Berlin - Nach der Bundestagswahl stellen sich alle Parteien auf einen langwierigen Machtpoker ein. Auch in der Kulturpolitik wird es bis zur Regierungsbildung eine Hängepartie geben. Dennoch beginnen hinter den Kulissen bereits die Personalspekulationen. Wer könnte in der künftigen Koalition von Bundeskanzlerin Angela Merkel für Kultur und Medien verantwortlich zeichnen? Und was bedeutet das Ausscheiden der FDP für die Kreativszene?
Sicher ist nur: Kulturstaatsminister Bernd Neumann (CDU) bleibt im Amt, bis die neue Regierung steht. Der 71-jährige Bremer hat es sich vor der Wahl offen gehalten, ob er nach acht Jahren als «Beauftragter der Bundesregierung für Kultur und Medien», so sein offizieller Titel, für eine weitere Legislaturperiode zur Verfügung steht.
Merkel weiß den guten Ruf zu schätzen, den der erfahrene Strippenzieher bei vielen Kulturschaffenden hat.
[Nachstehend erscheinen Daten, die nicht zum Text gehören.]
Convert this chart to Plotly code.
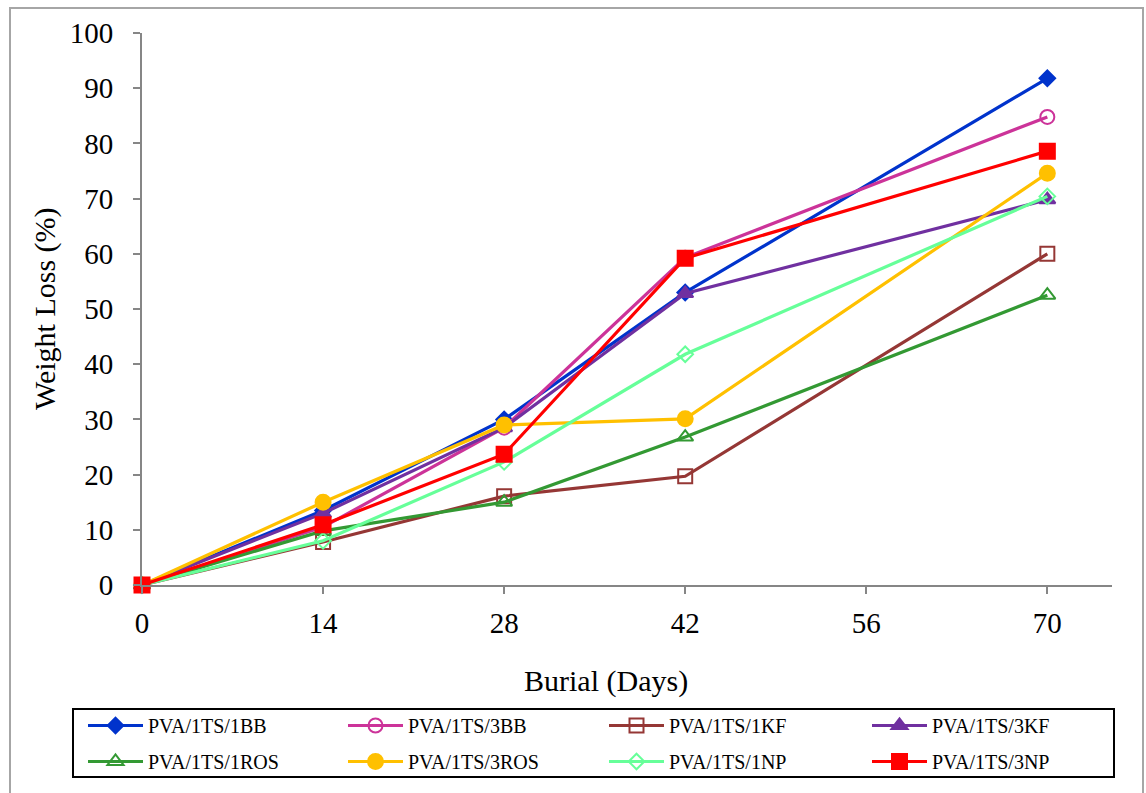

Das würde für eine Verlängerung seines Dienstvertrags sprechen. Allerdings hat Neumann auf eine neuerliche Kandidatur für den Bundestag verzichtet. Wie seine Vorgänger gezeigt haben, ist ein Parlamentsmandat für das Amt zwar kein Muss. Es kann aber zusätzliches Gewicht verleihen. Zugleich gibt es in der Fraktion auch jüngere ambitionierte Kulturpolitiker. Und die Zahl der Posten ist begrenzt.
In den Startlöchern steht schon seit längerem Monika Grütters, die als Vorsitzende des Kulturausschusses mit den anstehenden Themen bestens vertraut ist. Die 51-Jährige war Spitzenkandidatin der CDU in Berlin und hatte wegen ihres fest von den Linken abonnierten Wahlkreises im Osten der Stadt (Marzahn-Hellersdorf) lange um den Wiedereinzug ins Parlament gezittert. Mit dem brillanten CDU-Ergebnis schaffte sie den Sprung dann aber locker über die Liste.
Sollte es - was zunächst ja als wahrscheinlichere Lösung gilt – zu einer großen Koalition kommen, stünde mit der derzeitigen Bildungsministerin Johanna Wanka (62) möglicherweise jedoch eine zweite ausgewiesene CDU-Fachfrau im Ring. Denn die SPD würde sich nach Einschätzung von Beobachtern wohl um Wankas Ministerium bewerben - ihr traditionelles Lieblingsressort. Die bisherige Amtschefin Wanka, Nachfolgerin von Annette Schavan, verlöre schon nach wenigen Monaten wieder ihr Ministeramt.
Die Verantwortung für die Bundeskultur wäre dann, wenn auch im Staatssekretärsrang, zumindest ein Ersatz - immerhin hat Wanka insgesamt 13 Jahre Erfahrung als Landeskulturministerin, zunächst in Brandenburg und dann in Niedersachsen. Weiterer Pluspunkt fürs Kabinettspuzzle: Sie ist eine Frau aus dem Osten.
Der Deutsche Kulturrat, die Dachorganisation von mehr als 200 Kulturverbänden, hofft allerdings auf eine andere Lösung. «DieKulturpolitik muss auf Bundesebene endlich mit einem richtigen Ministerium vertreten sein», sagte Geschäftsführer Olaf Zimmermann der Nachrichtenagentur dpa. Er hofft, dass sich die SPD in einem Bündnis mit der CDU diese Forderung des Kulturrats auf die Fahnen schreibt.
Der Mann dafür stünde schon bereit. SPD-Kanzlerkandidat Peer Steinbrück hatte für diesen Bereich den 55-jährigen Kulturmanager Oliver Scheytt aus Essen in sein Schattenkabinett berufen. Natürlich könnte der rote Gefolgsmann kaum in Merkels Kanzleramt wechseln - dort ist das Amt des Kulturstaatsministers bisher angesiedelt. Gäbe es jedoch ein eigenständiges Haus, würden die Karten neu gemischt.
In jedem Fall erwarten sich viele Kulturschaffende nach dem spektakulären Scheitern der FDP neue Bewegung in Sachfragen. Die Liberalen hatten in der schwarz-gelben Koalition bei wichtigen Anliegen wie der Sicherung der Künstlersozialkasse und der Reform des Urheberrechts erheblich auf die Bremse getreten. Sowohl mit der SPD wie auch mit den Grünen hätte die Union hier deutlich mehr Gemeinsamkeiten. Aber wie gesagt: Bis zur Partnerkür kann es noch ein recht langer Weg sein.